Background tasks are confusing - just use gather!

import asyncio

async def slow():
    print("Starting slow")
    await asyncio.sleep(10)
    print("Ended slow")

async def calc_that_does_not_wait_slow():
    print(1)

async def main():
    # Both coroutines start at once; don't wait for one to finish before the other
    await asyncio.gather(slow(), calc_that_does_not_wait_slow())

# will run for 10 seconds as well

Summary

Concurrent async functions:

If you want two async functions (coroutines) to run simultaneously, you must schedule them to run at the same time.
await-ing one after the other causes them to run sequentially, so the total run time is the sum of both delays.

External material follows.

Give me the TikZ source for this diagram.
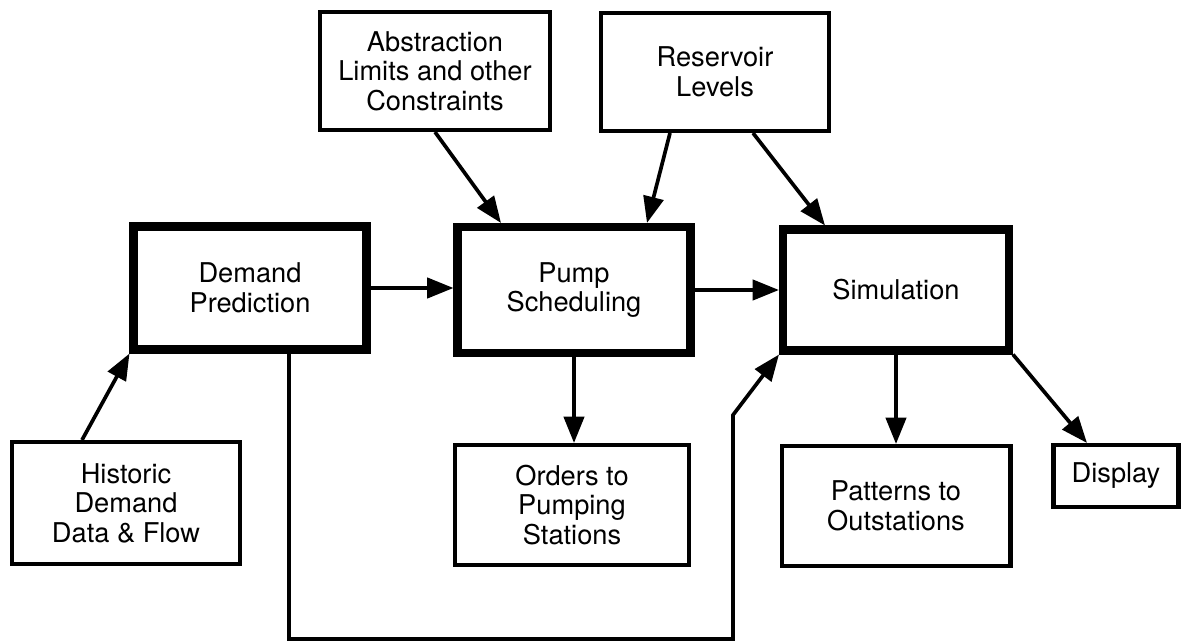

Background tasks with create_task:

Using asyncio.create_task(coro()) starts a coroutine in the background.
If you don't later await the task, your program may exit before the background task finishes.
If you start the slow task in the background and only await the fast task, the program finishes after the fast task—even if the slow one hadn't finished yet (the slow one is cancelled or left unfinished).